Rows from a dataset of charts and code
────────────────
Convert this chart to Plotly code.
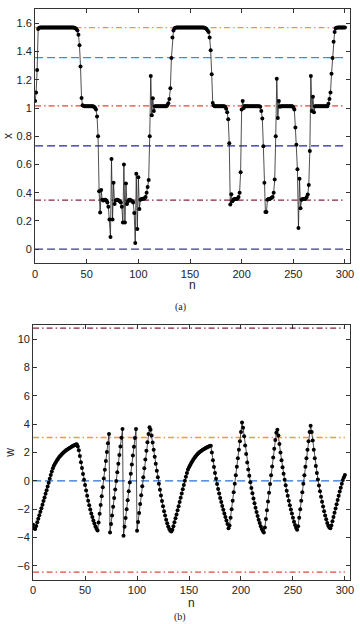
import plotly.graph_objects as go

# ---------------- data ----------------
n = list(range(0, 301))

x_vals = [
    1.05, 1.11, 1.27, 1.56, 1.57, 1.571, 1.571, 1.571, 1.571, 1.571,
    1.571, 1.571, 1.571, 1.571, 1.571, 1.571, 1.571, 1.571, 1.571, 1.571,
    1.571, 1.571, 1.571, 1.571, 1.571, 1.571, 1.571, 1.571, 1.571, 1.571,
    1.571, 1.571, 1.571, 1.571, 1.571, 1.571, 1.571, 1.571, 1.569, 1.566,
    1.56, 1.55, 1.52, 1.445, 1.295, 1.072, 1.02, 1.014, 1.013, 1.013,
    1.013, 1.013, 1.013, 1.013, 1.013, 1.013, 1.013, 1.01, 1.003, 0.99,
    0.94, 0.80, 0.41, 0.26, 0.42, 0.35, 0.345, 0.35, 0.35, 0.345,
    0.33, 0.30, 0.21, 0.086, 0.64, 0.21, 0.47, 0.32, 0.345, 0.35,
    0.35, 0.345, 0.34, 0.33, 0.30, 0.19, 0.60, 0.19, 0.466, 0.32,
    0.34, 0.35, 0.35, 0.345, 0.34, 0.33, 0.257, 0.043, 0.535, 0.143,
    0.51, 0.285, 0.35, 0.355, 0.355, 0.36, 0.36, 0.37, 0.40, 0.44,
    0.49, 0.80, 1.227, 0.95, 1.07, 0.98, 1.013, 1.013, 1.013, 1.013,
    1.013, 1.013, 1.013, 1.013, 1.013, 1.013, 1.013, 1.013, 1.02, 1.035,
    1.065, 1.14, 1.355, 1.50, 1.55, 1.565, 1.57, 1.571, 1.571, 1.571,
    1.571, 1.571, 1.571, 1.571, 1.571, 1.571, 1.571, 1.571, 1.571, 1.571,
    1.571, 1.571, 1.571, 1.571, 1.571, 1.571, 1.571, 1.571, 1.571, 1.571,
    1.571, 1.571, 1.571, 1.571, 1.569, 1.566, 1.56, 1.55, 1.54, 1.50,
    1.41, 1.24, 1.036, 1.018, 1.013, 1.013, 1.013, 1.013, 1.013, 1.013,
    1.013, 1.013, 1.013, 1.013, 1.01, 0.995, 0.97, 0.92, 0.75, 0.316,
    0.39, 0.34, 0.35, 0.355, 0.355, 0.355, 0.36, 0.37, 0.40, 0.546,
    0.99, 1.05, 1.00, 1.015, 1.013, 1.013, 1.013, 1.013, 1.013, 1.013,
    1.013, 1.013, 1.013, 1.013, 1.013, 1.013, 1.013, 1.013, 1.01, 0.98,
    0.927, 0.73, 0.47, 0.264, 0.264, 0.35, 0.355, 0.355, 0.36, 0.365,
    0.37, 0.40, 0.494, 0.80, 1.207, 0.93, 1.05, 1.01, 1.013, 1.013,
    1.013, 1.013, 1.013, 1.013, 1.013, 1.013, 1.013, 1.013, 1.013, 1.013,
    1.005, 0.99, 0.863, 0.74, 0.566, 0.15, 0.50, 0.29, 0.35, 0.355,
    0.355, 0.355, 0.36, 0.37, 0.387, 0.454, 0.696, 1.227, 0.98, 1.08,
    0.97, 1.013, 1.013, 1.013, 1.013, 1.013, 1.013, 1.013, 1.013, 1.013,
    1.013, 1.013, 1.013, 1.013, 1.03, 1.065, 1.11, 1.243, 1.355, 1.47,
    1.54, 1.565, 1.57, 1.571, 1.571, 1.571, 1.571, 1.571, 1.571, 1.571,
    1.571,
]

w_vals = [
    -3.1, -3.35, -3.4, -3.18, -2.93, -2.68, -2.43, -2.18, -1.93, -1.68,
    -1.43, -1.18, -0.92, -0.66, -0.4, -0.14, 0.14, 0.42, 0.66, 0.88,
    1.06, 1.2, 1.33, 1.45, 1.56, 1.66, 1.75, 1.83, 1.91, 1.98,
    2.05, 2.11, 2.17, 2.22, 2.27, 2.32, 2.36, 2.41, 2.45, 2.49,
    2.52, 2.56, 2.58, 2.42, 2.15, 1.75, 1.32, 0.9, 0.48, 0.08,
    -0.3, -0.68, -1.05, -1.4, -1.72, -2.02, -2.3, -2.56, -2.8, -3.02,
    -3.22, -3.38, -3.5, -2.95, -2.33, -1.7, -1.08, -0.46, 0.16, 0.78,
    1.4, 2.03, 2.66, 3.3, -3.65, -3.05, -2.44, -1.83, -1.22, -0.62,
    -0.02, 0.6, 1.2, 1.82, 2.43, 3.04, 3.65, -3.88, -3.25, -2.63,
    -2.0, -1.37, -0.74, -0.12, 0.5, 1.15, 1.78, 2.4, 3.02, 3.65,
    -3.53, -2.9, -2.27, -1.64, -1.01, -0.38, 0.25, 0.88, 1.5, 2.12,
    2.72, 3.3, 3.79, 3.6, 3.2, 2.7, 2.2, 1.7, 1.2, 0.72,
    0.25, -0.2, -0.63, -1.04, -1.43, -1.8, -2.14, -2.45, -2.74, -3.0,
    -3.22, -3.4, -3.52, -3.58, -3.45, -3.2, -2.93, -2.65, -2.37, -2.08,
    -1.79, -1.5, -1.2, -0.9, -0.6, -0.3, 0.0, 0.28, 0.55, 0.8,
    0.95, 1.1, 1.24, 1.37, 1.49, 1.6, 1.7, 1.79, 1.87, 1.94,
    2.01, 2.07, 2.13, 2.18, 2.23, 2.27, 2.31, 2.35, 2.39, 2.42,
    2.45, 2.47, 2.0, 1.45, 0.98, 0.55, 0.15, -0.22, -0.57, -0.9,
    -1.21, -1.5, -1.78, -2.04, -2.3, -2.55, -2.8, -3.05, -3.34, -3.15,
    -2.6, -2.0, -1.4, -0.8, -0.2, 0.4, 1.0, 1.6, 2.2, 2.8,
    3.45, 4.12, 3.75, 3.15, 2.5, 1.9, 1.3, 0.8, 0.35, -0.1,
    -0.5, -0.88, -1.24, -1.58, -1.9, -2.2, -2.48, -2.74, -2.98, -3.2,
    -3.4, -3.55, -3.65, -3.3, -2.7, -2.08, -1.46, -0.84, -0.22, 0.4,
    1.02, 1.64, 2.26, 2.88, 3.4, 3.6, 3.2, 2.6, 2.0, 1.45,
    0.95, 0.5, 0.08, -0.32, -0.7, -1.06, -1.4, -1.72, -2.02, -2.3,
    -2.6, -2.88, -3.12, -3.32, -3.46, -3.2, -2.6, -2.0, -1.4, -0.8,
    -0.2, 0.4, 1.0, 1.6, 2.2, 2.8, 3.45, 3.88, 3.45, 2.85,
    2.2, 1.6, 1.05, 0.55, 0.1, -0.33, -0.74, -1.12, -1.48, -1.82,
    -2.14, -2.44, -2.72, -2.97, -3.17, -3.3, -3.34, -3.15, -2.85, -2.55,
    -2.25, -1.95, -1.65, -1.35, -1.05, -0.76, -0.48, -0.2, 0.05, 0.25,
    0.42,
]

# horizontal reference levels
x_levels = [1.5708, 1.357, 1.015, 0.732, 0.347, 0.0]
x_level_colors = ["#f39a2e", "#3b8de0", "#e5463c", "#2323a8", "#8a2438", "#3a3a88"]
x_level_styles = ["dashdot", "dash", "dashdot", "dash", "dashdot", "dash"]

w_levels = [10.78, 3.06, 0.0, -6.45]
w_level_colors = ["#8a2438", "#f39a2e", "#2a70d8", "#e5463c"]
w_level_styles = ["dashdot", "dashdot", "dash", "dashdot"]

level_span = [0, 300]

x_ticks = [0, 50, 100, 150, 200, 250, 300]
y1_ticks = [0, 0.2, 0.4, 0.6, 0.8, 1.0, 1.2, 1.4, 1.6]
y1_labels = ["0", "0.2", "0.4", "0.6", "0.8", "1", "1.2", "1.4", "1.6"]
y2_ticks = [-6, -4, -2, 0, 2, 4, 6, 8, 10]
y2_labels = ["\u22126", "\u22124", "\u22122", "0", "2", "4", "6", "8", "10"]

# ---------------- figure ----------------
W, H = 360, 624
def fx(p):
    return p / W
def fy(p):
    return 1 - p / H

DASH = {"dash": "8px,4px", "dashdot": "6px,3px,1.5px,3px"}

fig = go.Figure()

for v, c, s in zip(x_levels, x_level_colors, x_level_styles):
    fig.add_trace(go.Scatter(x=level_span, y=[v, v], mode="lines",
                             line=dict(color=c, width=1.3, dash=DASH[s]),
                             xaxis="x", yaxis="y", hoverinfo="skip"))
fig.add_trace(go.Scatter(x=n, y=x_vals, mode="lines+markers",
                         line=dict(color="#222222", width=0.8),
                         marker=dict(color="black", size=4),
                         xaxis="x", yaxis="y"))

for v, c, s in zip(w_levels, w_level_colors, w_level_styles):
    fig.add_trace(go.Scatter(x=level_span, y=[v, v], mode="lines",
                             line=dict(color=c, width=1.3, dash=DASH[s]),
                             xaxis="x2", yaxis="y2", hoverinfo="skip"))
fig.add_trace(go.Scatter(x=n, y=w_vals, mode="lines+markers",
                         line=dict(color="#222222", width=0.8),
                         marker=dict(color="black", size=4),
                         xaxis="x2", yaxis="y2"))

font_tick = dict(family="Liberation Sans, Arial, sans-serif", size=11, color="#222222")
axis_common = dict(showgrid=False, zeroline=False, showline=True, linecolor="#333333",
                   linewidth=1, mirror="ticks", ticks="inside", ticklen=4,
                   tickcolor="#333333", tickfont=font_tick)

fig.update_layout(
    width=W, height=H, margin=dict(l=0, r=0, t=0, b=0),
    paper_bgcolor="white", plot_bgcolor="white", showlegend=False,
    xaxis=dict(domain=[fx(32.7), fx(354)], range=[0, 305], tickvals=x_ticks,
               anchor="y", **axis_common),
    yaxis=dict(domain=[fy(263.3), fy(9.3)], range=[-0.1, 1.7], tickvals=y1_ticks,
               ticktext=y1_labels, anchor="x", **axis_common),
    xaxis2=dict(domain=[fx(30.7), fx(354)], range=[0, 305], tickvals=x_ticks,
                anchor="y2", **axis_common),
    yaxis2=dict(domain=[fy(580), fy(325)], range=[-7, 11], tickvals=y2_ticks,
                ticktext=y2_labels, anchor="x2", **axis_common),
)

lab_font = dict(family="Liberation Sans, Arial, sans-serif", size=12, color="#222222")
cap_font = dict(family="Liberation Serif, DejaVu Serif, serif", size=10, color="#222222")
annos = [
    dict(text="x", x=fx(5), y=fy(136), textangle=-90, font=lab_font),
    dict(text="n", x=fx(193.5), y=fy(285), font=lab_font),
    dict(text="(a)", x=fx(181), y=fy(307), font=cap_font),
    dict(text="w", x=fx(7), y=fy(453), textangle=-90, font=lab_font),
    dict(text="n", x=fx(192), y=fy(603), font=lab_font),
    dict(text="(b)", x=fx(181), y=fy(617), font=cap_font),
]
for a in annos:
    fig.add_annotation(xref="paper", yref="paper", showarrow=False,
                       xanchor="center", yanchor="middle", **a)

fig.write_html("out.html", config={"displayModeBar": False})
────────────────
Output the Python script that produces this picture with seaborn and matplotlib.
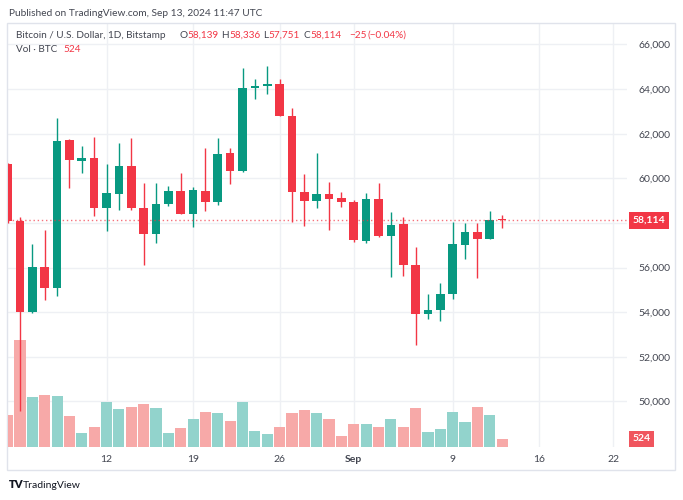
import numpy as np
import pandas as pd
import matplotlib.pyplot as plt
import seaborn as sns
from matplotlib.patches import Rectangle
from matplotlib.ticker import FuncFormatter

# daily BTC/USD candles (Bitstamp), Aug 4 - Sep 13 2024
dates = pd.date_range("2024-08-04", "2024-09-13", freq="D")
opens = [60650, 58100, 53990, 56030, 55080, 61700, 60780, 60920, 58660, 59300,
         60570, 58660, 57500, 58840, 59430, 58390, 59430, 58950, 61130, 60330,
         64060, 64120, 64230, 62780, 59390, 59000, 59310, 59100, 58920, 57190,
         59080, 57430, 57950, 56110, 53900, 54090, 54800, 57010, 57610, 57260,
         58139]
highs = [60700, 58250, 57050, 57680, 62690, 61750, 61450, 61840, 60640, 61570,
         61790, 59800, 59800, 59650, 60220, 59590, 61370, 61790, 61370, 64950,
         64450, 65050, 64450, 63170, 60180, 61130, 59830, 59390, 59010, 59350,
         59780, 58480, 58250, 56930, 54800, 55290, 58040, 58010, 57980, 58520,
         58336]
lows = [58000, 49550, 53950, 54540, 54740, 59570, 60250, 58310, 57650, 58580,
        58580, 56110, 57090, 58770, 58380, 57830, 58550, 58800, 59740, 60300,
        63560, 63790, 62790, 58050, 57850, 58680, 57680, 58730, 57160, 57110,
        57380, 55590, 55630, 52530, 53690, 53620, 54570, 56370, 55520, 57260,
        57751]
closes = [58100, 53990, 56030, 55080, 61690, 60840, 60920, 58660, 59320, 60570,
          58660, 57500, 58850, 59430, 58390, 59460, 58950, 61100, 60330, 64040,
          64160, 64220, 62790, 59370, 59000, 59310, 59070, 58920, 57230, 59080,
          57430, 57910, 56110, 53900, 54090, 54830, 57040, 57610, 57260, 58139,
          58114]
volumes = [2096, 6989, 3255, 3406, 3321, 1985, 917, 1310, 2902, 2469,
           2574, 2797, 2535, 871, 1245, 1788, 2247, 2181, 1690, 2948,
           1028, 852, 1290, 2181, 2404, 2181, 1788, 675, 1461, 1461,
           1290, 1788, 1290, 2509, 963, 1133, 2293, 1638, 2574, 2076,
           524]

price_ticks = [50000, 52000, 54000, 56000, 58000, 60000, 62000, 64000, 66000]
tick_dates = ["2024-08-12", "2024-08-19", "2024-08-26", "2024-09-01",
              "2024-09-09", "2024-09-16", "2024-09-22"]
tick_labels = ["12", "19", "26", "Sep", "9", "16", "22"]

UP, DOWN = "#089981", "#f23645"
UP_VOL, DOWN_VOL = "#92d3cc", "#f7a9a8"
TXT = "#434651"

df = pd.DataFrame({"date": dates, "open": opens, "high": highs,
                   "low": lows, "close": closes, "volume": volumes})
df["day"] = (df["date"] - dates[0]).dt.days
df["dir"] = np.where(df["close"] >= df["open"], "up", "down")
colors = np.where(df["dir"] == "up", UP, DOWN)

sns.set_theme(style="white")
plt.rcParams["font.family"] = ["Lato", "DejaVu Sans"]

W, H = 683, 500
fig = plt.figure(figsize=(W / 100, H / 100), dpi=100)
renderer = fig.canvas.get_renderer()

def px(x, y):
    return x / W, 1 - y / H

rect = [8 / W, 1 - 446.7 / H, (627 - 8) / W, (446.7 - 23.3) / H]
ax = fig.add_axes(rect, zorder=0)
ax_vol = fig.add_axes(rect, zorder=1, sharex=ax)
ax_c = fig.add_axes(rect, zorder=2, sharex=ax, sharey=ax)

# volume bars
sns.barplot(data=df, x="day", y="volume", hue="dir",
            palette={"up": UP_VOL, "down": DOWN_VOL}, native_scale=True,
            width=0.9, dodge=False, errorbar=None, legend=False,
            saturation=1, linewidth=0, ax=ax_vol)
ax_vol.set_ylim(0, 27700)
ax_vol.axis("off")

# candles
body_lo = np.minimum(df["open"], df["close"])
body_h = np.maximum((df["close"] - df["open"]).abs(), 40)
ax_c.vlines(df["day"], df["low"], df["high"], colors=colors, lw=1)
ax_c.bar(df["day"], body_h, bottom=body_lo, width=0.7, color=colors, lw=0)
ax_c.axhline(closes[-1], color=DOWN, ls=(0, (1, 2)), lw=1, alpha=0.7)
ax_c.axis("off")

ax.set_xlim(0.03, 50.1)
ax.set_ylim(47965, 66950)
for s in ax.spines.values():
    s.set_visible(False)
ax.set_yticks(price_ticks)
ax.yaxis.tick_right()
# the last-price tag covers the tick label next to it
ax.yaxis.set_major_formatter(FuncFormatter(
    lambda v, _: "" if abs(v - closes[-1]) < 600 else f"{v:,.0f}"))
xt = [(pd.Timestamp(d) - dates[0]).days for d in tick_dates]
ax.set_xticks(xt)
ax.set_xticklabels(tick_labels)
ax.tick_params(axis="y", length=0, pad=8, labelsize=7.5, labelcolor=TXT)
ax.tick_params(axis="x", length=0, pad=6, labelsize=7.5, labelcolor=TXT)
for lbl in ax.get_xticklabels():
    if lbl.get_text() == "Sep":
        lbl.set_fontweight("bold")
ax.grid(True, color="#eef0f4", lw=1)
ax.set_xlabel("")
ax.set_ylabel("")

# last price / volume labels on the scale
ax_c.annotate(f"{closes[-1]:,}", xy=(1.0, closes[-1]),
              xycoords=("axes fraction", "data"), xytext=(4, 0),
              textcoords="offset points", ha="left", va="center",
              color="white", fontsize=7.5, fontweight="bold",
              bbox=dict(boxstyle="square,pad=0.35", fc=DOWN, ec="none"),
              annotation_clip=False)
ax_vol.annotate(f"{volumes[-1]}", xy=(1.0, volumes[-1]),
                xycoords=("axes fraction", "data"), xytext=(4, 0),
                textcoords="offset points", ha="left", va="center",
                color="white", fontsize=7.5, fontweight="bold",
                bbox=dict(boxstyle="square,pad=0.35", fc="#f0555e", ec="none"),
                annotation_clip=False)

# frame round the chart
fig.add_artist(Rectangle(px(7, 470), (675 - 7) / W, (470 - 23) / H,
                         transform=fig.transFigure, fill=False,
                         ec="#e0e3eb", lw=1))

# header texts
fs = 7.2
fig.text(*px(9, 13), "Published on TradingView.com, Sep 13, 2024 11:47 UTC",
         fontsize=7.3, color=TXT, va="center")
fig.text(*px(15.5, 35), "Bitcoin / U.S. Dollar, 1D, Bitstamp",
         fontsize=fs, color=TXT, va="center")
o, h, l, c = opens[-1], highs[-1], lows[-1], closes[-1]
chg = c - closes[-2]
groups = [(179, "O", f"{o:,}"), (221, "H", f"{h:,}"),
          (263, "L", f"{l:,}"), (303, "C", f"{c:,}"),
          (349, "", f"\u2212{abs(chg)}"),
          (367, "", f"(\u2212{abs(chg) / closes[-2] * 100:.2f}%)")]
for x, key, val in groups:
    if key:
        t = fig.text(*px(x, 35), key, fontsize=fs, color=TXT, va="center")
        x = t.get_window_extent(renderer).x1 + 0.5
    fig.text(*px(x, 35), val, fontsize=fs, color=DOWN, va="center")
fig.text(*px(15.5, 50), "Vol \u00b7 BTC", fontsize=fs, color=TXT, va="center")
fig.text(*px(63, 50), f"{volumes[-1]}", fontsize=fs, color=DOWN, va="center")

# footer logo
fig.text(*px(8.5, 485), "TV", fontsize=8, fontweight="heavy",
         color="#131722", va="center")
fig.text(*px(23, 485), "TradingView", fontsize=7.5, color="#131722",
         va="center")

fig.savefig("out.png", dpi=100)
────────────────
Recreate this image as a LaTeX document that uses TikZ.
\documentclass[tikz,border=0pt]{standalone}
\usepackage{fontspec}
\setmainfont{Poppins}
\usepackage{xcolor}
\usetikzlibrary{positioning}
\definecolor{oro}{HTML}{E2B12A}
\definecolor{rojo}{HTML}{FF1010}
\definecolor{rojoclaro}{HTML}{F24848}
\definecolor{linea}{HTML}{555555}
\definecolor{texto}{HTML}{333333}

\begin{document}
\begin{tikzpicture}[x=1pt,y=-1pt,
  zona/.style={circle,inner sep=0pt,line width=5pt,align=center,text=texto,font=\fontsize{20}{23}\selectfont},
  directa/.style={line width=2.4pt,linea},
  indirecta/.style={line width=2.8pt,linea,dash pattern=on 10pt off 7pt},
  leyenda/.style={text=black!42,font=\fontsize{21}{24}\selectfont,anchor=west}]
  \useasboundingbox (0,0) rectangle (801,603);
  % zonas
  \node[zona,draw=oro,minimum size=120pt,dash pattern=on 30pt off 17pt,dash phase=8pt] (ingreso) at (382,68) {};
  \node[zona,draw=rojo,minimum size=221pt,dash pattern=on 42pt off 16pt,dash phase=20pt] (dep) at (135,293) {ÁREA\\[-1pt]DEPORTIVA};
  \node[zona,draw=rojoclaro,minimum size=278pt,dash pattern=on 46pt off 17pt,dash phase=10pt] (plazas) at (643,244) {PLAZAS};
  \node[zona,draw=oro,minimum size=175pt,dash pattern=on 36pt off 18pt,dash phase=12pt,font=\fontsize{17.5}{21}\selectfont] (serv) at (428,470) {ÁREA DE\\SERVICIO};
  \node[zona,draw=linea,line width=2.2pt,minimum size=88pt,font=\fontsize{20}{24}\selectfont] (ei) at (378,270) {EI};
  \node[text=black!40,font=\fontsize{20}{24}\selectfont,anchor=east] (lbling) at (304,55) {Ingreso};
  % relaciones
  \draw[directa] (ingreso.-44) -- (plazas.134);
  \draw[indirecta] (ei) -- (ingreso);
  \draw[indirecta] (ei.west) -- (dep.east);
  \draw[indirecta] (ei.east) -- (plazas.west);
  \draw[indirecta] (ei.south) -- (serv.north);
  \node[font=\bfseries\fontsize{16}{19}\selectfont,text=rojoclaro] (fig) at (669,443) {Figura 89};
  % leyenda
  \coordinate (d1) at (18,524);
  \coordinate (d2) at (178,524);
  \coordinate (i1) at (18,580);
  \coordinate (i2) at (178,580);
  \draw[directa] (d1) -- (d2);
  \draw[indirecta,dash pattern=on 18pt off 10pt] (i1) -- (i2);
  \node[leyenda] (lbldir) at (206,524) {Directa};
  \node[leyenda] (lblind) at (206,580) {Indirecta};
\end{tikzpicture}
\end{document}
────────────────
### Problem
Extract, without any images, the part of the material above that opens with the line containing "Output the Python" and closes with the line containing "from matplotlib.ticker import FuncFormatter", both lines included.

### Task answer
Output the Python script that produces this picture with seaborn and matplotlib.
import numpy as np
import pandas as pd
import matplotlib.pyplot as plt
import seaborn as sns
from matplotlib.patches import Rectangle
from matplotlib.ticker import FuncFormatter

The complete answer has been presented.